そして、両者が組み合わさったことによるこの作品の雰囲気が、切なくも愛しいです。


前作『箱の中』でおよそ「人間」とは思えなかった喜多川。
そんな彼が堂野の娘・穂花を想い涙する姿、
堂野に愛し愛された彼が、書き下ろしの「なつやすみ」に登場する尚(なお)に惜しみない愛を注ぐ姿を見て、
「誰かを愛し、誰かに愛されることで人は変われるんだ。
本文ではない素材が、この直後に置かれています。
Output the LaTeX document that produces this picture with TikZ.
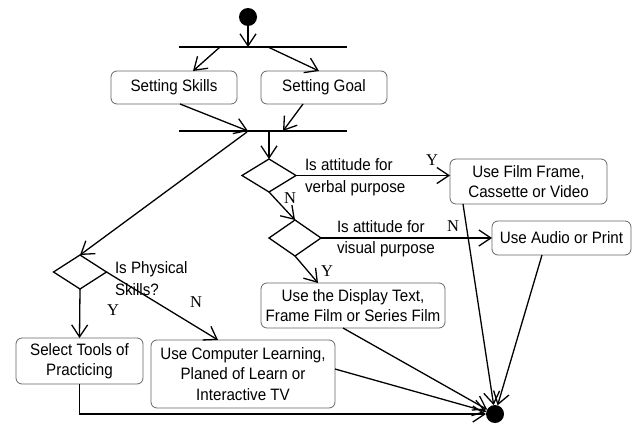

素敵になれるんだ」
と思いました。


「檻の外」「夏の日」「なつやすみ」いずれも素敵な作品ですが、
個人的には「なつやすみ」が一番好きです。
思い出すだけで目頭が熱くなってきてしまいます。

堂野に愛し愛された喜多川が、とても人間臭い男になっていること、
(草間さんの挿絵に描かれた喜多川の満面の笑みには、
「あの喜多川が…!」とノックアウトされてしまいました)
そして堂野と喜多川に惜しみなく愛された尚の成長した姿は、
「人を好きになるっていいな、人を愛するっていいな」
と心から思わせてくれます。


「なつやすみ」最終盤の堂野・喜多川・尚の再会の場面は、
あのような形でしか再会が叶わなかったことが凄く悲しくて、とてもやり切れませんでした。
しかしその後の、過去に喜多川が尚に言った言葉が、尚の口から語られる場面で、
「悲しい」とは別の何かがこみ上げてきて、感動で胸がいっぱいになりました。

最後の場面の描かれ方は、まるで「なつやすみ」冒頭部にリンクするかのようです。
この場面は、堂野と喜多川が尚に与えた感動が、尚から次の世代に伝え、与えられて、
それがまた次の世代にどんどん伝えられていくことを感じさせてくれます。
とても感動的で、自分はこの場面大好きです。


喜多川と尚の交流の場面はまるで本当の父子のようで、
読んでいて胸が温かくなりました。
そして堂野と喜多川が尚に接する様子は、読んでいて
「結婚して家庭を持つことができたら、自分も堂野や喜多川のような親になりたいなぁ」
と思わせてくれました。

ずっと手元で大事にしていきたいし、、
前作「箱の中」と併せてたくさんの方に読んでいただきたい作品です。